In Excel, I cleaned up this dataset to narrow it down to the most important variables, where Area Name indicated Congressional District (CD) numbers: Area Name | Population for Whom Poverty Status Is Determined: Under 1.00 (Doing Poorly) | Population for Whom Poverty Status Is Determined: 1.00 to 1.99 (Struggling) | Population for Whom Poverty Status Is Determined: Under 2.00 (Poor or Struggling) | Population for Whom Poverty Status Is Determined: 2.00 and Over (Doing Ok) | Total Population Poverty Status Known | State Postal Abbreviation
From there, I uploaded the data to Datawrapper, where I decided to work with just the Area Name (CD), Total Population Poverty Status Known, and two poverty statuses: 2.00 and Over (Doing Ok) and Under 2.00 (Poor or Struggling). I hid the other columns, chose a stacked bar chart for the visualization in order to compare these parts of the population on one line for each CD, then refined and annotated the visuals.
I simplified the labels to read “Poverty Status: Poor or Struggling” and “Poverty Status: Doing Ok” to highlight the meaning of the scores in this visualization. Again, I chose orange to represent the “Poor or Struggling” population, because culturally we tend to associate orange with a warning or danger. I chose gray for “Doing Ok” as a neutral comparison. I toggled between the color blind checks for each condition and found that the color choice still worked. I then had Datawrapper sort the bars and stack them by percentage to show highest and lowest percentages of “Poor or Struggling” children. I tried a version that also showed the absolute values next to the percentages, but it cut off some percentages, so I kept it as-is.
I also added contextual information at the bottom to let readers know that the dataset was from 2020 ACS data and was based only on the population of people under 18 for whom poverty status was determined.
Results
Both the Social Explorer map and the Datawrapper stacked bar chart allowed me to immediately understand where child poverty is more prevalent. There appear to be fairly dramatic differences between congressional districts in 2020, for instance on the map between northern Manhattan and the Bronx areas compared to the upper east side of Manhattan and the parts of Brooklyn and Queens just across the East River.
It’s also interesting to note the differences in how CDs have been drawn. While CD 13 and 15 appear to cluster streets and boroughs together, CD 10 is a strange mix of southern Brooklyn up to the Upper West Side of Manhattan. It left me wondering if these boundaries are obscuring more dramatic data in some areas (e.g. if wealthier neighborhoods are lumped in with poorer neighborhoods so that the average rates appear middling). Note: In order to see the CD numbers, it’s best hover over them in the interactive map here.
The chart tells a visual story of which CDs are doing better with this issue than others and provides a jumping-off point for further discussion and investigation. What is it about CD12 that means only 18% of children are struggling versus 59% in CD15?

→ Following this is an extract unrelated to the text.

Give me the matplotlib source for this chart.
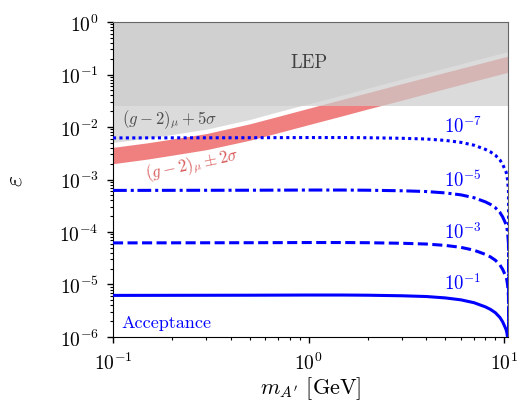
import matplotlib as mpl
mpl.use('Agg')
import matplotlib.pyplot as plt
from matplotlib.ticker import LogLocator, NullFormatter
import numpy as np

mpl.rcParams['font.family'] = 'serif'
mpl.rcParams['font.serif'] = ['cmr10', 'DejaVu Serif']
mpl.rcParams['mathtext.fontset'] = 'cm'
mpl.rcParams['axes.formatter.use_mathtext'] = True
mpl.rcParams['axes.unicode_minus'] = False

# (g-2)_mu band and 5 sigma limit
mass_g2 = [0.1, 0.15, 0.2, 0.3, 0.5, 0.7, 1.0, 1.5, 2.0, 3.0, 5.0, 7.0, 10.5]
g2_upper = [0.0041, 0.0050, 0.0059, 0.0075, 0.0115, 0.016, 0.0228, 0.034, 0.045, 0.067, 0.11, 0.152, 0.225]
g2_lower = [0.0020, 0.00245, 0.0029, 0.0037, 0.0056, 0.0078, 0.0111, 0.0165, 0.022, 0.0325, 0.054, 0.075, 0.111]
g2_5sigma = [0.0051, 0.0061, 0.0072, 0.0091, 0.0139, 0.0196, 0.0278, 0.041, 0.055, 0.082, 0.134, 0.186, 0.275]

# LEP limit
lep_mass = [0.1, 10.5]
lep_eps = 0.025

# sensitivity for different acceptances
mass_acc = [0.1, 0.5, 1.0, 1.5, 2.0, 3.0, 4.0, 5.0, 6.0, 7.0, 8.0, 8.5, 9.0,
            9.5, 9.8, 10.0, 10.2, 10.3, 10.4, 10.5, 10.56]
eps_acc1 = [6.2e-6, 6.25e-6, 6.3e-6, 6.3e-6, 6.25e-6, 6.1e-6, 5.9e-6, 5.55e-6, 5.1e-6, 4.5e-6, 3.75e-6, 3.35e-6, 2.9e-6,
            2.35e-6, 1.95e-6, 1.65e-6, 1.4e-6, 1.22e-6, 0.95e-6, 0.6e-6, 0.2e-6]
eps_acc3 = [6.2e-5, 6.25e-5, 6.3e-5, 6.3e-5, 6.25e-5, 6.1e-5, 5.9e-5, 5.55e-5, 5.1e-5, 4.5e-5, 3.75e-5, 3.35e-5, 2.9e-5,
            2.35e-5, 1.95e-5, 1.65e-5, 1.4e-5, 1.22e-5, 0.95e-5, 0.6e-5, 0.2e-7]
eps_acc5 = [6.2e-4, 6.25e-4, 6.3e-4, 6.3e-4, 6.25e-4, 6.1e-4, 5.9e-4, 5.55e-4, 5.1e-4, 4.5e-4, 3.75e-4, 3.35e-4, 2.9e-4,
            2.35e-4, 1.95e-4, 1.65e-4, 1.4e-4, 1.22e-4, 0.95e-4, 0.6e-4, 0.2e-7]
eps_acc7 = [6.2e-3, 6.25e-3, 6.3e-3, 6.3e-3, 6.25e-3, 6.1e-3, 5.9e-3, 5.55e-3, 5.1e-3, 4.5e-3, 3.75e-3, 3.35e-3, 2.9e-3,
            2.35e-3, 1.95e-3, 1.65e-3, 1.4e-3, 1.22e-3, 0.95e-3, 0.6e-3, 0.2e-7]
acc_labels = [r'$10^{-1}$', r'$10^{-3}$', r'$10^{-5}$', r'$10^{-7}$']
acc_label_eps = [1.11e-5, 1.04e-4, 1.02e-3, 1.045e-2]

fig = plt.figure(figsize=(5.17, 4.06), dpi=100)
ax = fig.add_axes([0.2186, 0.1675, 0.7646, 0.7758])

# 画带
ax.fill_between(mass_g2, g2_lower, g2_upper, color='lightcoral', lw=0, zorder=1)
ax.fill_between(lep_mass, lep_eps, 1, color='0.8', alpha=0.7, lw=0, zorder=2)
ax.fill_between(mass_g2, g2_5sigma, 1, color='0.8', alpha=0.7, lw=0, zorder=2)

# 画线
lw = 2.2
ax.plot(mass_acc, eps_acc1, color='blue', lw=lw, ls='-', zorder=3)
ax.plot(mass_acc, eps_acc3, color='blue', lw=lw, ls=(0, (3.3, 1.45)), zorder=3)
ax.plot(mass_acc, eps_acc5, color='blue', lw=lw, ls=(0, (4.5, 1.3, 1.0, 1.2)), zorder=3)
ax.plot(mass_acc, eps_acc7, color='blue', lw=lw, ls=(0, (1.0, 1.1)), zorder=3)

for lab, yy in zip(acc_labels, acc_label_eps):
    ax.text(6.15, yy, lab, color='blue', fontsize=13.5, ha='center', va='center', zorder=4)

ax.text(1.0, 0.173, 'LEP', color='0.25', fontsize=13.5, ha='center', va='center')
ax.text(0.111, 0.0142, r'$(g-2)_\mu+5\sigma$', color='0.3', fontsize=12, ha='left', va='center')
ax.text(0.253, 0.00197, r'$(g-2)_\mu\pm2\sigma$', color='#d85a5a', fontsize=12,
        ha='center', va='center', rotation=12)
ax.text(0.111, 1.93e-6, 'Acceptance', color='blue', fontsize=13, ha='left', va='center')

ax.set_xscale('log')
ax.set_yscale('log')
ax.set_xlim(0.1, 10.48)
ax.set_ylim(1e-6, 1)
ax.xaxis.set_major_locator(LogLocator(base=10, numticks=10))
ax.yaxis.set_major_locator(LogLocator(base=10, numticks=10))
ax.xaxis.set_minor_locator(LogLocator(base=10, subs=np.arange(2, 10), numticks=20))
ax.yaxis.set_minor_locator(LogLocator(base=10, subs=np.arange(2, 10), numticks=20))
ax.xaxis.set_minor_formatter(NullFormatter())
ax.yaxis.set_minor_formatter(NullFormatter())
ax.tick_params(which='major', direction='out', length=4.3, width=1, labelsize=14, pad=6)
ax.tick_params(which='minor', direction='out', length=2.5, width=0.8)

for s in ['left', 'bottom']:
    ax.spines[s].set_color('black')
for s in ['top', 'right']:
    ax.spines[s].set_color('0.4')

ax.set_xlabel(r"$m_{A^\prime}$ [GeV]", fontsize=16, labelpad=1)
ax.set_ylabel(r'$\varepsilon$', fontsize=17, labelpad=24)

fig.savefig('out.png', dpi=100)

One obvious challenge is that labeling bars by congressional district means that anyone who doesn’t know their own CD, or where any of the other CDs are located, will not have an immediate geographic reference point. More information probably needs to be provided, whether via a map, additional guide, or maybe (as suggested in class) adding in corresponding congresspeople’s names and faces for reference. You can view the full interactive chart here on Datawrapper.
Reflection
In general, New Yorkers could use datasets and visuals like these in local investigative journalism, to organize and/or lobby elected officials (in this case, congresspeople), to inform policy writing and grant making, or to spur further research and longer studies on this issue. However, I found that working with this dataset brought up multiple questions for me, and illustrates several challenges and opportunities for deeper research. For one, I would want more information on the actual survey questions and methodology that helped compile this data. The poverty scores and corresponding labels are a little opaque to me as-is, so I’d want to pull out more meaning from labels such as “struggling” and “doing ok” among others. We discussed this briefly in class, but it seems like there is a huge amount of complexity involved in determining these categories, and I think we have to highlight this.
Additionally, there was only data available for this one year on Social Explorer, so I would want to plan ahead to study if this dataset and area child poverty rates change over time. Other interesting research questions relating to this dataset might be: Would these rates be different if the CDs were redrawn as they are being redrawn right now in New York? Is there any correlation with educational attainment, e.g. high school dropout rate, or current and future policy interventions such as the Child Poverty Reduction Act passed in 2021? Also, does “Poverty Status Known” include most children? How much data do we actually have here as related to the entire population of children in these CDs?